Stated goal ->
Write out the material exactly, leaving every picture behind.

Data block ->
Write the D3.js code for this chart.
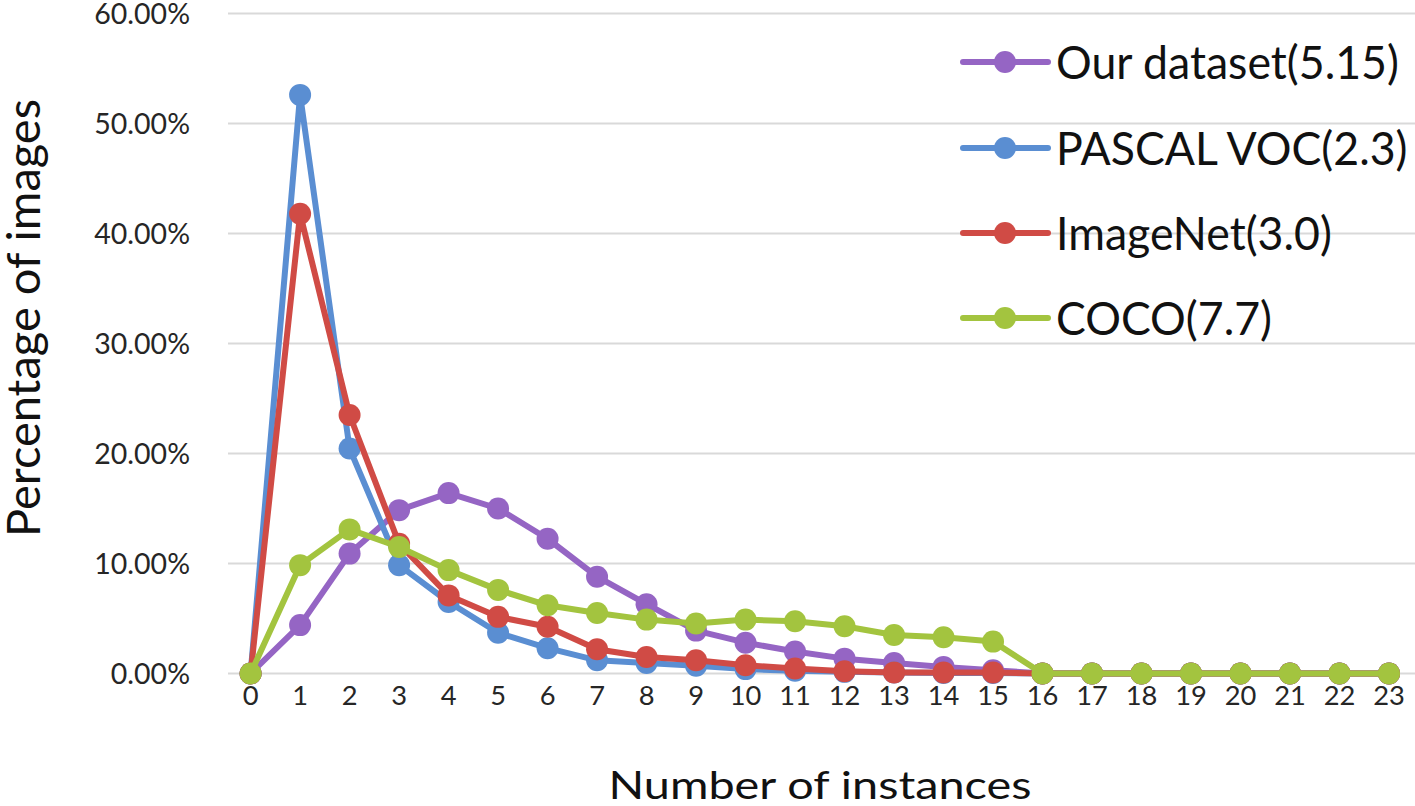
<!DOCTYPE html>
<html><head><meta charset="utf-8">
<script src="https://cdn.jsdelivr.net/npm/d3@7"></script>
<style>body{margin:0;background:#fff;} svg{display:block;font-family:Lato, "Open Sans", sans-serif;}</style>
</head><body>
<svg id="c" width="1415" height="806"></svg>
<script>
const categories = d3.range(0, 24).map(String);
const seriesNames = ["Our dataset(5.15)", "PASCAL VOC(2.3)", "ImageNet(3.0)", "COCO(7.7)"];
const seriesColors = ["#9565c4", "#5a8ed2", "#d04b45", "#a3c43f"];
const ourDataset = [0, 4.4, 10.9, 14.85, 16.4, 15.0, 12.25, 8.8, 6.3, 3.9, 2.8, 2.0, 1.35, 0.95, 0.6, 0.3, 0, 0, 0, 0, 0, 0, 0, 0];
const pascalVoc  = [0, 52.6, 20.45, 9.85, 6.5, 3.7, 2.3, 1.2, 0.95, 0.7, 0.4, 0.25, 0.15, 0.1, 0.05, 0.05, 0, 0, 0, 0, 0, 0, 0, 0];
const imageNet   = [0, 41.8, 23.5, 11.8, 7.1, 5.15, 4.25, 2.2, 1.5, 1.2, 0.75, 0.45, 0.2, 0.1, 0.1, 0.1, 0, 0, 0, 0, 0, 0, 0, 0];
const coco       = [0, 9.85, 13.1, 11.5, 9.4, 7.6, 6.2, 5.5, 4.9, 4.55, 4.9, 4.75, 4.3, 3.5, 3.3, 2.9, 0, 0, 0, 0, 0, 0, 0, 0];
const yTicks = [0, 10, 20, 30, 40, 50, 60];
const allSeries = [ourDataset, pascalVoc, imageNet, coco];

const svg = d3.select("#c");
const x = d3.scaleLinear().domain([0, 23]).range([250.6, 1389]);
const y = d3.scaleLinear().domain([0, 60]).range([673.5, 13.5]);

svg.append("g").selectAll("line").data(yTicks).join("line")
  .attr("x1", 228).attr("x2", 1415)
  .attr("y1", d => y(d)).attr("y2", d => y(d))
  .attr("stroke", "#d9d9d9").attr("stroke-width", 2);

svg.append("g").selectAll("text").data(yTicks).join("text")
  .attr("x", 190).attr("y", d => y(d)).attr("dy", "0.36em")
  .attr("text-anchor", "end").attr("font-size", 28.5).attr("fill", "#262626")
  .text(d => d3.format(".2f")(d) + "%");

svg.append("g").selectAll("text").data(categories).join("text")
  .attr("transform", (d, i) => `translate(${x(i)},696) scale(1.05,1)`).attr("dy", "0.36em")
  .attr("text-anchor", "middle").attr("font-size", 26).attr("fill", "#262626")
  .text(d => d);

svg.append("text").attr("transform", "translate(820,799) scale(1.2,1)").attr("text-anchor", "middle")
  .attr("font-size", 39).attr("fill", "#111").text("Number of instances");
svg.append("text").attr("transform", "translate(40,318) rotate(-90)").attr("text-anchor", "middle")
  .attr("font-size", 47).attr("fill", "#111").text("Percentage of images");

const line = d3.line().x((d, i) => x(i)).y(d => y(d));
allSeries.forEach((s, k) => {
  const g = svg.append("g");
  g.append("path").datum(s).attr("d", line).attr("fill", "none")
    .attr("stroke", seriesColors[k]).attr("stroke-width", 6).attr("stroke-linejoin", "round");
  g.selectAll("circle").data(s).join("circle")
    .attr("cx", (d, i) => x(i)).attr("cy", d => y(d)).attr("r", 11)
    .attr("fill", seriesColors[k]);
});

const legY = [62, 148, 233, 318];
const leg = svg.append("g");
seriesNames.forEach((n, k) => {
  leg.append("line").attr("x1", 963).attr("x2", 1048).attr("y1", legY[k]).attr("y2", legY[k])
    .attr("stroke", seriesColors[k]).attr("stroke-width", 6).attr("stroke-linecap", "round");
  leg.append("circle").attr("cx", 1005).attr("cy", legY[k]).attr("r", 11).attr("fill", seriesColors[k]);
  leg.append("text").attr("transform", `translate(1056,${legY[k]}) scale(0.95,1)`).attr("dy", "0.36em")
    .attr("font-size", 47).attr("fill", "#111").text(n);
});
</script>
</body></html>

Exercise solution ->
Write the D3.js code for this chart.
<!DOCTYPE html>
<html><head><meta charset="utf-8">
<script src="https://cdn.jsdelivr.net/npm/d3@7"></script>
<style>body{margin:0;background:#fff;} svg{display:block;font-family:Lato, "Open Sans", sans-serif;}</style>
</head><body>
<svg id="c" width="1415" height="806"></svg>
<script>
const categories = d3.range(0, 24).map(String);
const seriesNames = ["Our dataset(5.15)", "PASCAL VOC(2.3)", "ImageNet(3.0)", "COCO(7.7)"];
const seriesColors = ["#9565c4", "#5a8ed2", "#d04b45", "#a3c43f"];
const ourDataset = [0, 4.4, 10.9, 14.85, 16.4, 15.0, 12.25, 8.8, 6.3, 3.9, 2.8, 2.0, 1.35, 0.95, 0.6, 0.3, 0, 0, 0, 0, 0, 0, 0, 0];
const pascalVoc  = [0, 52.6, 20.45, 9.85, 6.5, 3.7, 2.3, 1.2, 0.95, 0.7, 0.4, 0.25, 0.15, 0.1, 0.05, 0.05, 0, 0, 0, 0, 0, 0, 0, 0];
const imageNet   = [0, 41.8, 23.5, 11.8, 7.1, 5.15, 4.25, 2.2, 1.5, 1.2, 0.75, 0.45, 0.2, 0.1, 0.1, 0.1, 0, 0, 0, 0, 0, 0, 0, 0];
const coco       = [0, 9.85, 13.1, 11.5, 9.4, 7.6, 6.2, 5.5, 4.9, 4.55, 4.9, 4.75, 4.3, 3.5, 3.3, 2.9, 0, 0, 0, 0, 0, 0, 0, 0];
const yTicks = [0, 10, 20, 30, 40, 50, 60];
const allSeries = [ourDataset, pascalVoc, imageNet, coco];

const svg = d3.select("#c");
const x = d3.scaleLinear().domain([0, 23]).range([250.6, 1389]);
const y = d3.scaleLinear().domain([0, 60]).range([673.5, 13.5]);

svg.append("g").selectAll("line").data(yTicks).join("line")
  .attr("x1", 228).attr("x2", 1415)
  .attr("y1", d => y(d)).attr("y2", d => y(d))
  .attr("stroke", "#d9d9d9").attr("stroke-width", 2);

svg.append("g").selectAll("text").data(yTicks).join("text")
  .attr("x", 190).attr("y", d => y(d)).attr("dy", "0.36em")
  .attr("text-anchor", "end").attr("font-size", 28.5).attr("fill", "#262626")
  .text(d => d3.format(".2f")(d) + "%");

svg.append("g").selectAll("text").data(categories).join("text")
  .attr("transform", (d, i) => `translate(${x(i)},696) scale(1.05,1)`).attr("dy", "0.36em")
  .attr("text-anchor", "middle").attr("font-size", 26).attr("fill", "#262626")
  .text(d => d);

svg.append("text").attr("transform", "translate(820,799) scale(1.2,1)").attr("text-anchor", "middle")
  .attr("font-size", 39).attr("fill", "#111").text("Number of instances");
svg.append("text").attr("transform", "translate(40,318) rotate(-90)").attr("text-anchor", "middle")
  .attr("font-size", 47).attr("fill", "#111").text("Percentage of images");

const line = d3.line().x((d, i) => x(i)).y(d => y(d));
allSeries.forEach((s, k) => {
  const g = svg.append("g");
  g.append("path").datum(s).attr("d", line).attr("fill", "none")
    .attr("stroke", seriesColors[k]).attr("stroke-width", 6).attr("stroke-linejoin", "round");
  g.selectAll("circle").data(s).join("circle")
    .attr("cx", (d, i) => x(i)).attr("cy", d => y(d)).attr("r", 11)
    .attr("fill", seriesColors[k]);
});

const legY = [62, 148, 233, 318];
const leg = svg.append("g");
seriesNames.forEach((n, k) => {
  leg.append("line").attr("x1", 963).attr("x2", 1048).attr("y1", legY[k]).attr("y2", legY[k])
    .attr("stroke", seriesColors[k]).attr("stroke-width", 6).attr("stroke-linecap", "round");
  leg.append("circle").attr("cx", 1005).attr("cy", legY[k]).attr("r", 11).attr("fill", seriesColors[k]);
  leg.append("text").attr("transform", `translate(1056,${legY[k]}) scale(0.95,1)`).attr("dy", "0.36em")
    .attr("font-size", 47).attr("fill", "#111").text(n);
});
</script>
</body></html>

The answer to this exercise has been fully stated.